I was quite surprised by the ending, its elegant simplicity never occurring to me while I enjoyed the meat of the book. A lover of animals myself, often I wondered what would become of the now-domesticated beasts that provided the Robinsons with milk, eggs, labor, and friendship, and I was pleased that the solution provided by Wyss allowed full closure while still ensuring the safety and well-being of the herds of animals then roaming the island.

It is easy to understand after reading this fabulous tale why Johann Wyss is better known for writing The Swiss Family Robinson then he was for creating the Swiss national anthem. If you haven’t read the Robinson family saga yet, pick up a copy.

Book Review: C is for Catch-22

When I first considering reading Joseph Heller’s Catch-22, I had only a vague idea as to what to expect. In a nutshell, I knew that one US soldier entrenched in Europe during World War II realized that in order to stop flying bombing missions, he had to be classified as crazy. Of course, the only way he could be considered officially crazy was to initiate the process by claiming that he was crazy, thereby proving that he was in fear of his own life and not crazy at all. That was the catch, Catch-22.

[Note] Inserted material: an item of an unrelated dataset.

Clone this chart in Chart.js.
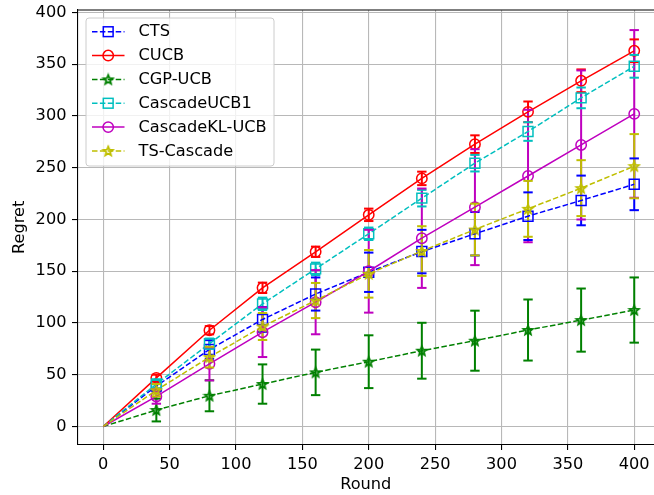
<!DOCTYPE html>
<html><head><meta charset="utf-8">
<script src="https://cdn.jsdelivr.net/npm/chart.js@4.4.0/dist/chart.umd.min.js"></script>
<style>html,body{margin:0;padding:0;background:#fff;overflow:hidden}#wrap{width:654px;height:495px;position:relative}</style>
</head><body><div id="wrap"><canvas id="c" width="654" height="495"></canvas></div>
<script>
// ---- data ----
const rounds = [0, 40, 80, 120, 160, 200, 240, 280, 320, 360, 400];
const xTicks = [0, 50, 100, 150, 200, 250, 300, 350, 400];
const yTicks = [0, 50, 100, 150, 200, 250, 300, 350, 400];
const seriesNames = ['CTS', 'CUCB', 'CGP-UCB', 'CascadeUCB1', 'CascadeKL-UCB', 'TS-Cascade'];

const ctsMean   = [0, 39, 74.4, 103.4, 128, 149, 169, 186.2, 203.2, 218.4, 234];
const ctsErr    = [0, 5, 9, 12, 16, 19, 21, 21, 23, 24, 25];
const cucbMean  = [0, 47, 93, 134, 168.8, 204.5, 239.7, 272.8, 304, 334, 363];
const cucbErr   = [0, 3, 4, 5, 5, 6, 6.5, 8.5, 10, 11, 11];
const cgpMean   = [0, 15.9, 29.7, 41, 52.3, 62.6, 73.2, 82.9, 93.2, 102.8, 112.5];
const cgpErr    = [0, 11, 15, 19, 22, 25.5, 27, 29, 29.5, 30.5, 31.5];
const ucb1Mean  = [0, 41, 80, 118.5, 152.3, 186.2, 220.6, 254.4, 285, 317.5, 348];
const ucb1Err   = [0, 4, 5, 6, 6, 6, 8, 8, 9, 10, 11];
const klMean    = [0, 29, 60.5, 91.1, 120.1, 150, 181.9, 211.9, 242, 272, 302];
const klErr     = [0, 7, 16, 24, 31, 40, 48, 56, 64, 72, 81];
const tsMean    = [0, 35, 67, 96.6, 121.7, 147.5, 169.5, 190.3, 210.3, 230.3, 251.5];
const tsErr     = [0, 6, 10, 13, 17, 23, 24, 25, 27, 27, 31];

// ---- styles ----
const FONT = 'DejaVu Sans';
const FS = 16.2;
const DASH = [5.5, 2.4];

function makeStar(color) {
  const c = document.createElement('canvas');
  c.width = 14; c.height = 14;
  const g = c.getContext('2d');
  g.strokeStyle = color; g.lineWidth = 1.8; g.lineJoin = 'miter';
  g.beginPath();
  const R = 4.8, r = 2.1;
  for (let i = 0; i < 10; i++) {
    const a = -Math.PI / 2 + i * Math.PI / 5;
    const rr = i % 2 === 0 ? R : r;
    const px = 7 + rr * Math.cos(a), py = 7.4 + rr * Math.sin(a);
    if (i === 0) g.moveTo(px, py); else g.lineTo(px, py);
  }
  g.closePath(); g.stroke();
  return c;
}

const specs = [
  {mean: ctsMean,  err: ctsErr,  color: '#0000ff', dash: true,  marker: 'rect'},
  {mean: cucbMean, err: cucbErr, color: '#ff0000', dash: false, marker: 'circle'},
  {mean: cgpMean,  err: cgpErr,  color: '#008000', dash: true,  marker: 'star'},
  {mean: ucb1Mean, err: ucb1Err, color: '#00bfbf', dash: true,  marker: 'rect'},
  {mean: klMean,   err: klErr,   color: '#bf00bf', dash: false, marker: 'circle'},
  {mean: tsMean,   err: tsErr,   color: '#bfbf00', dash: true,  marker: 'star'}
];

const datasets = specs.map((s, k) => {
  const style = s.marker === 'star' ? makeStar(s.color) : s.marker;
  const r = s.marker === 'rect' ? 7 : 5.2;
  return {
    label: seriesNames[k],
    data: rounds.map((x, i) => ({x: x, y: s.mean[i]})),
    errors: s.err,
    borderColor: s.color,
    backgroundColor: 'transparent',
    borderWidth: 1.5,
    borderDash: s.dash ? DASH : [],
    pointStyle: style,
    markerType: s.marker,
    pointRadius: rounds.map(x => x === 0 ? 0 : r),
    pointBorderColor: s.color,
    pointBackgroundColor: 'rgba(0,0,0,0)',
    pointBorderWidth: 1.5,
    tension: 0,
    fill: false,
    order: specs.length - k
  };
});

const errorBarPlugin = {
  id: 'errbars',
  beforeDatasetsDraw(chart) {
    const ctx = chart.ctx, xs = chart.scales.x, ys = chart.scales.y, a = chart.chartArea;
    ctx.save();
    ctx.beginPath(); ctx.rect(a.left, a.top, a.right - a.left, a.bottom - a.top); ctx.clip();
    ctx.setLineDash([]); ctx.lineWidth = 2;
    chart.data.datasets.forEach(ds => {
      ctx.strokeStyle = ds.borderColor;
      ds.data.forEach((p, i) => {
        const e = ds.errors[i]; if (!e) return;
        const x = xs.getPixelForValue(p.x);
        ctx.beginPath();
        ctx.moveTo(x, ys.getPixelForValue(p.y - e));
        ctx.lineTo(x, ys.getPixelForValue(p.y + e));
        ctx.stroke();
      });
    });
    ctx.restore();
  },
  afterDatasetDraw(chart, args) {
    const ds = chart.data.datasets[args.index];
    const ctx = chart.ctx, xs = chart.scales.x, ys = chart.scales.y;
    ctx.save(); ctx.setLineDash([]); ctx.lineWidth = 2; ctx.strokeStyle = ds.borderColor;
    ds.data.forEach((p, i) => {
      const e = ds.errors[i]; if (!e) return;
      const x = xs.getPixelForValue(p.x);
      [p.y - e, p.y + e].forEach(v => {
        const y = ys.getPixelForValue(v);
        ctx.beginPath(); ctx.moveTo(x - 4.7, y); ctx.lineTo(x + 4.7, y); ctx.stroke();
      });
    });
    ctx.restore();
  }
};

function drawMarker(ctx, ds, x, y) {
  ctx.save(); ctx.setLineDash([]); ctx.strokeStyle = ds.borderColor; ctx.lineWidth = 1.5;
  if (ds.markerType === 'star') {
    ctx.drawImage(ds.pointStyle, x - 7, y - 7);
  } else if (ds.markerType === 'rect') {
    ctx.strokeRect(x - 4.9, y - 4.9, 9.8, 9.8);
  } else {
    ctx.beginPath(); ctx.arc(x, y, 5.2, 0, Math.PI * 2); ctx.stroke();
  }
  ctx.restore();
}

const frameLegendPlugin = {
  id: 'frameLegend',
  afterDraw(chart) {
    const ctx = chart.ctx, a = chart.chartArea;
    ctx.save();
    ctx.strokeStyle = '#000'; ctx.lineWidth = 1.1;
    ctx.beginPath(); ctx.moveTo(a.left, a.top); ctx.lineTo(a.right, a.top); ctx.stroke();
    const bx = 86, by = 18, bw = 188, bh = 148, rad = 3;
    ctx.fillStyle = 'rgba(255,255,255,0.8)';
    ctx.strokeStyle = '#cccccc'; ctx.lineWidth = 1;
    ctx.beginPath();
    ctx.moveTo(bx + rad, by); ctx.lineTo(bx + bw - rad, by); ctx.arcTo(bx + bw, by, bx + bw, by + rad, rad);
    ctx.lineTo(bx + bw, by + bh - rad); ctx.arcTo(bx + bw, by + bh, bx + bw - rad, by + bh, rad);
    ctx.lineTo(bx + rad, by + bh); ctx.arcTo(bx, by + bh, bx, by + bh - rad, rad);
    ctx.lineTo(bx, by + rad); ctx.arcTo(bx, by, bx + rad, by, rad);
    ctx.closePath(); ctx.fill(); ctx.stroke();
    ctx.font = FS + 'px "' + FONT + '"';
    ctx.textBaseline = 'middle'; ctx.textAlign = 'left'; ctx.fillStyle = '#000';
    chart.data.datasets.forEach((ds, k) => {
      const y = 31.7 + k * 23.85;
      ctx.save();
      ctx.strokeStyle = ds.borderColor; ctx.lineWidth = 1.5;
      ctx.setLineDash(ds.borderDash || []);
      ctx.beginPath(); ctx.moveTo(92, y); ctx.lineTo(124.5, y); ctx.stroke();
      ctx.restore();
      drawMarker(ctx, ds, 108.2, y);
      ctx.fillStyle = '#000';
      ctx.fillText(ds.label, 138.5, y + 0.5);
    });
    ctx.restore();
  }
};

const gridCfg = {color: '#b8b8b8', lineWidth: 1.1, tickColor: '#000', tickLength: 5.5, drawTicks: true};

new Chart(document.getElementById('c'), {
  type: 'line',
  data: {datasets: datasets},
  options: {
    responsive: false,
    animation: false,
    devicePixelRatio: 1,
    layout: {autoPadding: false, padding: {top: 10, left: 0, right: 0, bottom: 0}},
    plugins: {legend: {display: false}, tooltip: {enabled: false}},
    scales: {
      x: {
        type: 'linear', min: -19.4, max: 414.9,
        grid: gridCfg,
        border: {display: true, color: '#000', width: 1.1},
        ticks: {color: '#000', font: {family: FONT, size: FS}, padding: 5, maxRotation: 0},
        afterBuildTicks: s => { s.ticks = xTicks.map(v => ({value: v})); },
        afterFit: s => { s.height = 50.5; s.paddingLeft = 0; s.paddingRight = 0; },
        title: {display: true, text: 'Round', color: '#000', font: {family: FONT, size: FS}, padding: {top: 0, bottom: 0}}
      },
      y: {
        type: 'linear', min: -17.4, max: 402.4,
        grid: gridCfg,
        border: {display: true, color: '#000', width: 1.1},
        ticks: {color: '#000', font: {family: FONT, size: FS}, padding: 5.5},
        afterBuildTicks: s => { s.ticks = yTicks.map(v => ({value: v})); },
        afterFit: s => { s.width = 77.5; s.paddingTop = 0; s.paddingBottom = 0; },
        title: {display: true, text: 'Regret', color: '#000', font: {family: FONT, size: FS}, padding: {top: 10.5, bottom: 0}}
      }
    }
  },
  plugins: [errorBarPlugin, frameLegendPlugin]
});
</script>
</body></html>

I was caught up in the book on the first page. Rarely, I thought the book became a bit repetitive, overemphasizing the apparent or false insanity of several minor characters. By the end, I didn’t have a full grasp on who was sane and who wasn’t. Without over-analyzing the book, I’m almost convinced that Yossarian might have been the only sane soldier in the story.

Catch-22 is a good, light read if you don’t mind the occasional cropping up of senseless violence that always seems to accompany war, an interesting book to pick up that puts world crises such as we are all now experiencing in a slightly more manageable light. For a fun exercise, take note of how often the Catch-22 rule is applied in vastly different situations, and then consider what would happen if today’s lawmakers, soldiers, and military strategists applied the rule the same way. Scary!

I originally didn’t expect to enjoy the story, and I am surprised to find myself looking forward to seeing the screen adaptation.